__YOUR GOAL__: Beneath this instruction is a block of data; output from it exactly the lines that run from the one containing "What React, TypeScript" through the one containing "YAxis, ReferenceDot, Customized", inclusive.

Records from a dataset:
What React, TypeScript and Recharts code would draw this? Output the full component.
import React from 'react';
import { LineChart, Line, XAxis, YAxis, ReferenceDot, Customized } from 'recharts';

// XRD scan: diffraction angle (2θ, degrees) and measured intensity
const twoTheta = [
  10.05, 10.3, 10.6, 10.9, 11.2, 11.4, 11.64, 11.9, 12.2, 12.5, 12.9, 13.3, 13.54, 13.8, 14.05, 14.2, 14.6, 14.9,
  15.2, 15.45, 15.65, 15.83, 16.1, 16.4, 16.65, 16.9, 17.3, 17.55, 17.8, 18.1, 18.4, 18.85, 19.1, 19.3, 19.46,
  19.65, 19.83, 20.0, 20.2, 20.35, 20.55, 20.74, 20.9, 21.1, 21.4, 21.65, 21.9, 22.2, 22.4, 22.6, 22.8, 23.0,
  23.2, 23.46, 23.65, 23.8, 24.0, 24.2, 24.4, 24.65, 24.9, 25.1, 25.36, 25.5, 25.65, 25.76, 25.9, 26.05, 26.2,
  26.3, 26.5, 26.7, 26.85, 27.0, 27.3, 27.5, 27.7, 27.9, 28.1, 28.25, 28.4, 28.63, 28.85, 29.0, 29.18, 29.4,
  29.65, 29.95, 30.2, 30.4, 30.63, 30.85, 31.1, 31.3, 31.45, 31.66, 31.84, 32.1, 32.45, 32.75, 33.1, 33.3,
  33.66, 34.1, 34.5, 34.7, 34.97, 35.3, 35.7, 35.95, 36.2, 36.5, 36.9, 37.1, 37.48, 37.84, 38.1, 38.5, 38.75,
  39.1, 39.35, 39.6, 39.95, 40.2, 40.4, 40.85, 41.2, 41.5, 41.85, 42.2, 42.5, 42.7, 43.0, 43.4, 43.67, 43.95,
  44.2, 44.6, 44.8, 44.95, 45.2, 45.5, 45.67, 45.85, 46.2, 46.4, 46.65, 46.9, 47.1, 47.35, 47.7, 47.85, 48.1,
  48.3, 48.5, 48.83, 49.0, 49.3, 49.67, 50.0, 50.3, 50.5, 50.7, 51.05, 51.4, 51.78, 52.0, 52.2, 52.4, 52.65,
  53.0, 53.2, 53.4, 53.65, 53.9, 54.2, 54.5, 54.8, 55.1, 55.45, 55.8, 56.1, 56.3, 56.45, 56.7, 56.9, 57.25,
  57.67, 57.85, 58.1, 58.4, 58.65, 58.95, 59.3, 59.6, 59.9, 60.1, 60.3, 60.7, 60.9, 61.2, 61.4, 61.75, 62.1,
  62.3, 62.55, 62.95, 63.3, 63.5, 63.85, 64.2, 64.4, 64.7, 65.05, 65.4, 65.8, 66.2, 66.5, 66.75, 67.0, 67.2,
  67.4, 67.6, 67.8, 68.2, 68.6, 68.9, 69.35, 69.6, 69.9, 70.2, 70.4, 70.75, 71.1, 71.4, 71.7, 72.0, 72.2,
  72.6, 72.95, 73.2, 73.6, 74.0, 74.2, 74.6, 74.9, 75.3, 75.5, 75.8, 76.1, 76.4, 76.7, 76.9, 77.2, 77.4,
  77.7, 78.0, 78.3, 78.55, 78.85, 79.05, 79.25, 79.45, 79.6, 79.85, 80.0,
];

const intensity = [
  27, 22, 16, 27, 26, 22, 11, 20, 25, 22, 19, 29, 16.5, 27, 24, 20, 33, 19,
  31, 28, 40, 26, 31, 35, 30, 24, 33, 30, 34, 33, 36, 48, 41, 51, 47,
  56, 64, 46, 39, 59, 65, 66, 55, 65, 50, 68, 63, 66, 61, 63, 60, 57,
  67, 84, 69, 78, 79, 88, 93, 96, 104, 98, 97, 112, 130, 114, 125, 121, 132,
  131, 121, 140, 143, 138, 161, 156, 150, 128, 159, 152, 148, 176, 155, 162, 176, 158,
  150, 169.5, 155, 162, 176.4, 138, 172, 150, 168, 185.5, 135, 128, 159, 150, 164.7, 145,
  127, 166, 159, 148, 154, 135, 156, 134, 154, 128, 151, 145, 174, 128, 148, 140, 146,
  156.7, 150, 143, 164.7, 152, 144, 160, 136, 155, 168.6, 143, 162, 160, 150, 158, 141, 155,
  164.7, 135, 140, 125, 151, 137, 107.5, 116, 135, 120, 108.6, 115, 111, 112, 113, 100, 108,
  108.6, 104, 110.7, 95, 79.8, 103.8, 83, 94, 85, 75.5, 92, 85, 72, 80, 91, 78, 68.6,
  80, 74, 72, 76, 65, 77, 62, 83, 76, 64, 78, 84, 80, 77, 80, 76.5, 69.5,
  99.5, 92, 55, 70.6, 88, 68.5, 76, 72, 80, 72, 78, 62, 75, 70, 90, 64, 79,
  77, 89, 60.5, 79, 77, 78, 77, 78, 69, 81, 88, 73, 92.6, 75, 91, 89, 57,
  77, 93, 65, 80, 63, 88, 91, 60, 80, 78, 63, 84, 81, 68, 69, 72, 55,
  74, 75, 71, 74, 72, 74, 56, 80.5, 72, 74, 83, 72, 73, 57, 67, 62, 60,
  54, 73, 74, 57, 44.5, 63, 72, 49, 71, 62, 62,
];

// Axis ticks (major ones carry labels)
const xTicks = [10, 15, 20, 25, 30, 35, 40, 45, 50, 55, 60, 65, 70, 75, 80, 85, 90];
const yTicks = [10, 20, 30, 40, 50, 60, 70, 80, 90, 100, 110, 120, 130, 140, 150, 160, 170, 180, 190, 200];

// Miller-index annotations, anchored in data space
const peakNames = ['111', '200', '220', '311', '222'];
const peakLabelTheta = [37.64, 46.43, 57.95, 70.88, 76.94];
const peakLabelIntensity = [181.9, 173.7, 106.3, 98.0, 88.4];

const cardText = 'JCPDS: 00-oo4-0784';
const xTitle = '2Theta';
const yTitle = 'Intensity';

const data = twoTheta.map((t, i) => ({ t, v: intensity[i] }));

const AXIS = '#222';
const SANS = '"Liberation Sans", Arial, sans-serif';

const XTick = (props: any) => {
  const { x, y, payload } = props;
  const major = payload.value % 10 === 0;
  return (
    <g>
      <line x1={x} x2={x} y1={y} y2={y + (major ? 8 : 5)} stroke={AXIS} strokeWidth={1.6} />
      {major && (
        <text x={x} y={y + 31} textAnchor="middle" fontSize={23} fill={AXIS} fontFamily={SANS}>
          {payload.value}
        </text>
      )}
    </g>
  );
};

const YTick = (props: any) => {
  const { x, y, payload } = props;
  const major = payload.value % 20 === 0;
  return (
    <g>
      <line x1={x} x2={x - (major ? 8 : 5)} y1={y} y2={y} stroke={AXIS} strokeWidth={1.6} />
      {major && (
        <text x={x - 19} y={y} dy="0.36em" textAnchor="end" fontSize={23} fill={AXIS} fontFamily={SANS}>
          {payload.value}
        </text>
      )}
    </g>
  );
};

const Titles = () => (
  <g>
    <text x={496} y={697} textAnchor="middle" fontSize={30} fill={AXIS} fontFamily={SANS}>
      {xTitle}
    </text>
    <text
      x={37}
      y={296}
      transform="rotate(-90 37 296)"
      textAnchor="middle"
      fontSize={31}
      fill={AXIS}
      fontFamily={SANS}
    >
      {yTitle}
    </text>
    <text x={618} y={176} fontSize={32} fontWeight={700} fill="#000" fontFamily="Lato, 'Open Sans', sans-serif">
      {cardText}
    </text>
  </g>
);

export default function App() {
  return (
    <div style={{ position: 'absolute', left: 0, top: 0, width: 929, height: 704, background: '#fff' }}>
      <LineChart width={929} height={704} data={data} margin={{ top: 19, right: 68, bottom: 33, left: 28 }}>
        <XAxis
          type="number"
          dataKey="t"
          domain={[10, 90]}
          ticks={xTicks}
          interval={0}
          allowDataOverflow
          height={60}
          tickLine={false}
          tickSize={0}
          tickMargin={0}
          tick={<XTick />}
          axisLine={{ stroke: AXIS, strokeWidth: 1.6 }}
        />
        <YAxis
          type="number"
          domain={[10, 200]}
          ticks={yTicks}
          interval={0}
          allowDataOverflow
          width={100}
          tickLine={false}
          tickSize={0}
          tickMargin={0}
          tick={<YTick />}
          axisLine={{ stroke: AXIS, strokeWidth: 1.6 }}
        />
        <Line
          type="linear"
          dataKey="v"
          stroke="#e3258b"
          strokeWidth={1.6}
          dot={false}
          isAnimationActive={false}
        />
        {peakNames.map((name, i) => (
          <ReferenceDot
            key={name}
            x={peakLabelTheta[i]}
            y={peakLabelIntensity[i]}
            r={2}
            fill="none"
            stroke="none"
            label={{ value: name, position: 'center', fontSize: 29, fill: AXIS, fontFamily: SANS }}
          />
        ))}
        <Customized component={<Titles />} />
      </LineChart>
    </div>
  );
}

...

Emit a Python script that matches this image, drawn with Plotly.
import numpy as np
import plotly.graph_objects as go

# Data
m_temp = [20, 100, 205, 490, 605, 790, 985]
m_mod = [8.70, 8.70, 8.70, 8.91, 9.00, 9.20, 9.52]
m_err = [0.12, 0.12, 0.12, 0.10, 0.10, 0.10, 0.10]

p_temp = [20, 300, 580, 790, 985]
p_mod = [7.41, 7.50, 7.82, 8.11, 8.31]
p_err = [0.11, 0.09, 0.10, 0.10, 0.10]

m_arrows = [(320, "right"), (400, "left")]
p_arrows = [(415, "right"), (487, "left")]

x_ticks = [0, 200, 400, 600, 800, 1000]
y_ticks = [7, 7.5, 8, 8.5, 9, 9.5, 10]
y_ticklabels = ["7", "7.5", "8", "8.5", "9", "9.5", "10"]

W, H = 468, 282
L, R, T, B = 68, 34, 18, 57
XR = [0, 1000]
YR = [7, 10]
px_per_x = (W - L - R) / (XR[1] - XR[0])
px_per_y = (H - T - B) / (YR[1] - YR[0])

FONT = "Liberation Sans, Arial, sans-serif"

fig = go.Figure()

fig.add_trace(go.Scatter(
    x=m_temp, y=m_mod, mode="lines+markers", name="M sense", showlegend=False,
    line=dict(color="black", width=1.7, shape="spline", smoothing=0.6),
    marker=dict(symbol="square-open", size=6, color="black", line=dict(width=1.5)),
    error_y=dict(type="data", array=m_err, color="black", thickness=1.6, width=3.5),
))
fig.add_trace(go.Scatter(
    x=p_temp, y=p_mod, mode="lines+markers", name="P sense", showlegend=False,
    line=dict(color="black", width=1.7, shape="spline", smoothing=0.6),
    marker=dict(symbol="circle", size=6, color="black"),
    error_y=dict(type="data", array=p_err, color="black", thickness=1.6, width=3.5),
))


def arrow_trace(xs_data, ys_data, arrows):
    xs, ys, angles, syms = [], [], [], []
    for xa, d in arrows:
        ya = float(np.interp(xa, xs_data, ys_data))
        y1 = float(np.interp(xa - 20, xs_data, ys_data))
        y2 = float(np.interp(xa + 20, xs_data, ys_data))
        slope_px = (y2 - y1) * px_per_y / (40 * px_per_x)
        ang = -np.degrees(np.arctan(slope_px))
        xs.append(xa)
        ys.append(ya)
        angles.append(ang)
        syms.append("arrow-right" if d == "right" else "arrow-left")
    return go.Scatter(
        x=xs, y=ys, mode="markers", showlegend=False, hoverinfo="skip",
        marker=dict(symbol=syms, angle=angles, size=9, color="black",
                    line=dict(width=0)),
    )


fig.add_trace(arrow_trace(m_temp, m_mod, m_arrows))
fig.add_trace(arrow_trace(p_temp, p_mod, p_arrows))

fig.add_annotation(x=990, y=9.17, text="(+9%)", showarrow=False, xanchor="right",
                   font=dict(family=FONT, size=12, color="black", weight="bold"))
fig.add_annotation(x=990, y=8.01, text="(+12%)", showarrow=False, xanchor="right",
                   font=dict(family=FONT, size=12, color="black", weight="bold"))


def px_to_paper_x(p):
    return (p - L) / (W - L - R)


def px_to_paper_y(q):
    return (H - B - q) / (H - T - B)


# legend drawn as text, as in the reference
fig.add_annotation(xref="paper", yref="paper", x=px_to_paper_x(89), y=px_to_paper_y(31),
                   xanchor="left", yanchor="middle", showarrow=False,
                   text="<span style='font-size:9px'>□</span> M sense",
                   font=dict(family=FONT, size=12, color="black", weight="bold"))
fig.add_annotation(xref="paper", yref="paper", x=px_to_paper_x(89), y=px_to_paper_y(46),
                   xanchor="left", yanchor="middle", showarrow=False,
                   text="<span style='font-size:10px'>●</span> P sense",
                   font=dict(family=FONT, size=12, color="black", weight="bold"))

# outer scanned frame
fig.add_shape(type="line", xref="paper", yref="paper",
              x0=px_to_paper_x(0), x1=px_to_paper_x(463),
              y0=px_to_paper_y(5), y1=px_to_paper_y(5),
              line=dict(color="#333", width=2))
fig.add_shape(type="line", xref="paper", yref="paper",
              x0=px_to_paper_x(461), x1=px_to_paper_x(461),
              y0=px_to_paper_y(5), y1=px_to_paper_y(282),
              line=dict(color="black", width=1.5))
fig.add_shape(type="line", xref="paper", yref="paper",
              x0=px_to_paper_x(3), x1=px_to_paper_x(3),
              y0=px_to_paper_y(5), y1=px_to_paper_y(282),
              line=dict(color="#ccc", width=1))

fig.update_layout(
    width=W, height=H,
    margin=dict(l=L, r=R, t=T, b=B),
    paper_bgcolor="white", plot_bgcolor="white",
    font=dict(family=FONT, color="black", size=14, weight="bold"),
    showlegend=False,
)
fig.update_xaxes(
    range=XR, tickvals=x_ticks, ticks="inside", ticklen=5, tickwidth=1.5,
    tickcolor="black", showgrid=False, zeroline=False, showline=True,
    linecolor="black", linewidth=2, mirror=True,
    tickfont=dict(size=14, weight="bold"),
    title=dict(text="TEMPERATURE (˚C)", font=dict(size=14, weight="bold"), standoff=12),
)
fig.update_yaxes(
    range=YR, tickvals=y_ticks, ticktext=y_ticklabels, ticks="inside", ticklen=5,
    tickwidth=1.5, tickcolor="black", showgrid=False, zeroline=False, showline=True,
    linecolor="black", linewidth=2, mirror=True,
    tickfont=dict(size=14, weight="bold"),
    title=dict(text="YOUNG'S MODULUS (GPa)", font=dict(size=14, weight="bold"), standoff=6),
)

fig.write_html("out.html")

...

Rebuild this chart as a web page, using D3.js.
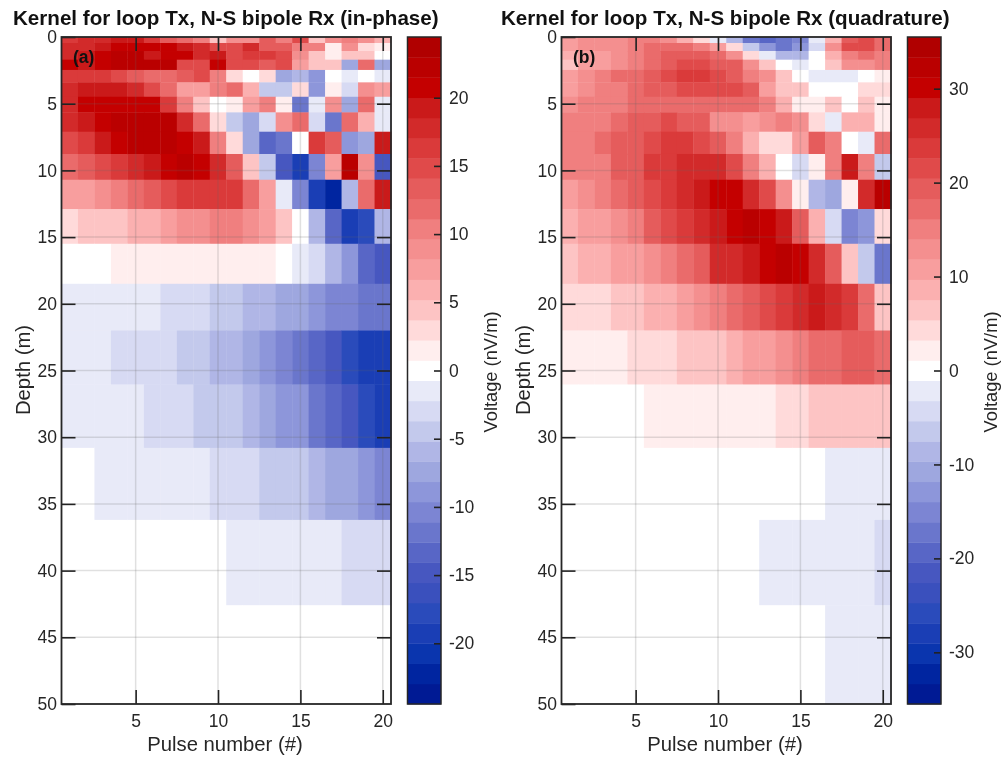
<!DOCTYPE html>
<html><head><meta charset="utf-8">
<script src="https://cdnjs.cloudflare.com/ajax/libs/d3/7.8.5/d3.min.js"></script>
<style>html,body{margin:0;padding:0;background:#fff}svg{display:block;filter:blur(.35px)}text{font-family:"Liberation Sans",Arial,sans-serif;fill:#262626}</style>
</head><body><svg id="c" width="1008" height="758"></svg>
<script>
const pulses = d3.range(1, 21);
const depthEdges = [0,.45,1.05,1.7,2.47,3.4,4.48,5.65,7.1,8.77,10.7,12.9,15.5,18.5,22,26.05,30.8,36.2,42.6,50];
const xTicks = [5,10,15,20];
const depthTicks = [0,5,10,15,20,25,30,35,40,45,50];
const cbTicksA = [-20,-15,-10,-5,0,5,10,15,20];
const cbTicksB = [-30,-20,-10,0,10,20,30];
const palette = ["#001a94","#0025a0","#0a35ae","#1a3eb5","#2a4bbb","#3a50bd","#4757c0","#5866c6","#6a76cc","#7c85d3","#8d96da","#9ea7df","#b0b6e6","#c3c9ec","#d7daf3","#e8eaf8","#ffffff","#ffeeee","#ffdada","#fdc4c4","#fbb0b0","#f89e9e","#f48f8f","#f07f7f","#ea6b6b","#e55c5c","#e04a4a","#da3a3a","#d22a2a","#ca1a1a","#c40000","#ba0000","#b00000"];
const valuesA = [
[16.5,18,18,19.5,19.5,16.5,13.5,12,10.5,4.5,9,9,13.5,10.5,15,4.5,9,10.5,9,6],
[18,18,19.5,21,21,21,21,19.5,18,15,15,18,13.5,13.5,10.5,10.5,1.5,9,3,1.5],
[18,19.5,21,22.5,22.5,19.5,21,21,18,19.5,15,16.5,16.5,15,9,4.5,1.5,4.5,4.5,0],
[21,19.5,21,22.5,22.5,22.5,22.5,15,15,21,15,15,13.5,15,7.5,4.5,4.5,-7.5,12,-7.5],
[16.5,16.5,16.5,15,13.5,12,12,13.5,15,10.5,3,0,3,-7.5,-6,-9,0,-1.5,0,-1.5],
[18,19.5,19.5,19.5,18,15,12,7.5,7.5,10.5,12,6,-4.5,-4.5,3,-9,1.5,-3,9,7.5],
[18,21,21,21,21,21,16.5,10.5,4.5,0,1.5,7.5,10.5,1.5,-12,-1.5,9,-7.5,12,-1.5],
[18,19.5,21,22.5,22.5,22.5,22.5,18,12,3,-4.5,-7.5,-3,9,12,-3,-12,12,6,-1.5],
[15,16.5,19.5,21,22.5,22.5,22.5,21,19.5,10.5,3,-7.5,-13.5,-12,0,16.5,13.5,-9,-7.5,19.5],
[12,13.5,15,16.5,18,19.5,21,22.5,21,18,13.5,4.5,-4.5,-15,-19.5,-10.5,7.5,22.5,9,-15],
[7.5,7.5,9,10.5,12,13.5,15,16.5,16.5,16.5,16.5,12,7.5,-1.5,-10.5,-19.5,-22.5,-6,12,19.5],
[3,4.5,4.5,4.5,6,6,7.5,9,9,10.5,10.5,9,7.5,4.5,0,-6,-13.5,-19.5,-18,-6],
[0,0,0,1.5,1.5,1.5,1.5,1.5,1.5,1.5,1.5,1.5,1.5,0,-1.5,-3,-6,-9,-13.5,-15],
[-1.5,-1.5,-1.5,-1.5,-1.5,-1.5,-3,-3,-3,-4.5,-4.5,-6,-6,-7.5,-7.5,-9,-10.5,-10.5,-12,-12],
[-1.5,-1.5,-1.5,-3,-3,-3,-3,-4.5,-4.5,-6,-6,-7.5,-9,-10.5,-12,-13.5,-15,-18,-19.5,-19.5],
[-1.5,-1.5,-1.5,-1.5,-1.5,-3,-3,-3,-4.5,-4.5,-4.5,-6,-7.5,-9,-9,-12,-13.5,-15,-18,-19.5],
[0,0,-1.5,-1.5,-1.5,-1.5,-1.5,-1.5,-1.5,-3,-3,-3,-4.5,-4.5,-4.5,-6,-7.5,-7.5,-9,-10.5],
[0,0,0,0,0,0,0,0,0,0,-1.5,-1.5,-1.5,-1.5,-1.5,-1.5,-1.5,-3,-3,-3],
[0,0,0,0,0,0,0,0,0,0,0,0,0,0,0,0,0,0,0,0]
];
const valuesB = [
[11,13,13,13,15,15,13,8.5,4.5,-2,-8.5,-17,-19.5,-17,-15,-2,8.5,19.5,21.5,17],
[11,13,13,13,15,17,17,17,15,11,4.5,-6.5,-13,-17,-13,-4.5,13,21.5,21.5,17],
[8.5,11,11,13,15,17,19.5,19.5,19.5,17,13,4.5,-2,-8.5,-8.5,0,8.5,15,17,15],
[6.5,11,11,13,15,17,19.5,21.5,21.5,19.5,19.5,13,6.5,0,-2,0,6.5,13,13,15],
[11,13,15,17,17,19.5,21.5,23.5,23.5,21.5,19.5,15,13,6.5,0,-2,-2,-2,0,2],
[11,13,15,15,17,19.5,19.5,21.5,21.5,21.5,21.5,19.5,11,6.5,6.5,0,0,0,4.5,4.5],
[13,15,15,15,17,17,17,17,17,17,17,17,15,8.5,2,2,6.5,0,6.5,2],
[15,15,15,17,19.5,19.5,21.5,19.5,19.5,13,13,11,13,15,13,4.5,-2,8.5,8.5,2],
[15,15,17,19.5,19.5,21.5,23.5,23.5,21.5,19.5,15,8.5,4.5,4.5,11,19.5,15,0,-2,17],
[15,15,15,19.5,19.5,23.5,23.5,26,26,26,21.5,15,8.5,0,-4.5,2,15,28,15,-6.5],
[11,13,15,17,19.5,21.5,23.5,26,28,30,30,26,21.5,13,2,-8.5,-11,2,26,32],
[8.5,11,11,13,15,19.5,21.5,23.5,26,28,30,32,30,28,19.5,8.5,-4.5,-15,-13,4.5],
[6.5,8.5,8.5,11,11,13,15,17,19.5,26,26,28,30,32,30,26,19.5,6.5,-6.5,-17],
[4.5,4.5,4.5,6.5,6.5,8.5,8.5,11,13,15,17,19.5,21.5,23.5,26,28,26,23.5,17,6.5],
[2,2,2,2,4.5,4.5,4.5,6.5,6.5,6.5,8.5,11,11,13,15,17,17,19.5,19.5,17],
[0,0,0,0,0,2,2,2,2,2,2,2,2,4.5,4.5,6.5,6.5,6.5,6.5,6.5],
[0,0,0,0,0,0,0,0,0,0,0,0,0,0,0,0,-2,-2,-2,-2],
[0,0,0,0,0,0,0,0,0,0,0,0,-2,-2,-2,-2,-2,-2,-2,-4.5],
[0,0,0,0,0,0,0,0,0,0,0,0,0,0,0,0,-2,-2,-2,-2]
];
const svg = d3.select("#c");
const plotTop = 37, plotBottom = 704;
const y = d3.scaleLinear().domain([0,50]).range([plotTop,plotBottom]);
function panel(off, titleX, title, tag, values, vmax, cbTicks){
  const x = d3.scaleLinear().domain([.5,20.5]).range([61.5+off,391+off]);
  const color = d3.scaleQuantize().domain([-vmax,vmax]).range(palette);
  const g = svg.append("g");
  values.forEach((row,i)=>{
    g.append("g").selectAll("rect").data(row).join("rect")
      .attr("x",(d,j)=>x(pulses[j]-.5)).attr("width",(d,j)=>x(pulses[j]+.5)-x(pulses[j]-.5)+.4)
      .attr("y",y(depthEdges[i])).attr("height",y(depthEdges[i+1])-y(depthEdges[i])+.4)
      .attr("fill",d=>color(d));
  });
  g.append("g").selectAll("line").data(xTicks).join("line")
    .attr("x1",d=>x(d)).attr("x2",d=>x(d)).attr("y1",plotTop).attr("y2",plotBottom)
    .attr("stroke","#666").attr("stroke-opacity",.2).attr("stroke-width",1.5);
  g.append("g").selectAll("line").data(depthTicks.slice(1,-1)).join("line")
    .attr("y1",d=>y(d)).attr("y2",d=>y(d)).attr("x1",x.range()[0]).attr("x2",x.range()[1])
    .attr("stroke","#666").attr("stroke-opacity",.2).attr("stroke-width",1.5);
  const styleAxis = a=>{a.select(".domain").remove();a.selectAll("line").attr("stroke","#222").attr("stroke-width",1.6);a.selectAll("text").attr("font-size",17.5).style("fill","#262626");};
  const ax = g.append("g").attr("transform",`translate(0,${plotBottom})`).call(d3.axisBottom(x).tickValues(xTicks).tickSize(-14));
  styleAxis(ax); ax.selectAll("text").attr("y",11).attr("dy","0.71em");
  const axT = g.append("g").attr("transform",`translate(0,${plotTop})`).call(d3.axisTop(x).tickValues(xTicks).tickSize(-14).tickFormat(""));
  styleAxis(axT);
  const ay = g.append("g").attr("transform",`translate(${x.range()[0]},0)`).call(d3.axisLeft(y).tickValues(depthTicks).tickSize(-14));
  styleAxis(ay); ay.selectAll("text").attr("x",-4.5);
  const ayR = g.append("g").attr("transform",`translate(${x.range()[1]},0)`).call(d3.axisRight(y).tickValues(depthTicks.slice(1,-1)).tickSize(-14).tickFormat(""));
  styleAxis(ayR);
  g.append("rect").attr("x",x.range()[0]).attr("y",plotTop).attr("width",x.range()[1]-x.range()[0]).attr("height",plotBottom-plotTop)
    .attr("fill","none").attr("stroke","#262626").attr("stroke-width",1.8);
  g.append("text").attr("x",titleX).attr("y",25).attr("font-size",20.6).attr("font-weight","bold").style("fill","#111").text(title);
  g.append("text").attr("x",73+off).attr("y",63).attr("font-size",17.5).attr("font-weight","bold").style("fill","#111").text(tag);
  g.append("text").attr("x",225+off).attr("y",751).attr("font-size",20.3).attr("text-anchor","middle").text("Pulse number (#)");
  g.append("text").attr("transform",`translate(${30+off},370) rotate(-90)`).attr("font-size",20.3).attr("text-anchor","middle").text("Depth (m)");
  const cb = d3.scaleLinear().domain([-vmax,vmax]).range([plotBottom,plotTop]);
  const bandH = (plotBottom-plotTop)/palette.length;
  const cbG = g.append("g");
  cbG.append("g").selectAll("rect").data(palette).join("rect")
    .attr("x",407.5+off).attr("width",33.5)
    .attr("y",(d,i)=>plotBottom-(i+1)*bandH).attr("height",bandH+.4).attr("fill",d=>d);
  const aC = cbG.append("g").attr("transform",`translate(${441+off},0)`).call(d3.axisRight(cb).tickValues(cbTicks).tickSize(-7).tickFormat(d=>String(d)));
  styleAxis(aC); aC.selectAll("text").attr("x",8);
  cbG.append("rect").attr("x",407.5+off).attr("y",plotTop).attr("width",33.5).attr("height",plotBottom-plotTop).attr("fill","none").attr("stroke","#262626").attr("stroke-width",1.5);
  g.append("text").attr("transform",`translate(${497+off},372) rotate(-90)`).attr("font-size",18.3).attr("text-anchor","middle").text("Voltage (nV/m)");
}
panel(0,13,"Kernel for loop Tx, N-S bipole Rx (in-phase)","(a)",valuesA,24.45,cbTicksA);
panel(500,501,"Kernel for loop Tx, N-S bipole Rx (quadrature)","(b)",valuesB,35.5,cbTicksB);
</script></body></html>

__ANSWER FOR THE TASK__:
What React, TypeScript and Recharts code would draw this? Output the full component.
import React from 'react';
import { LineChart, Line, XAxis, YAxis, ReferenceDot, Customized } from 'recharts';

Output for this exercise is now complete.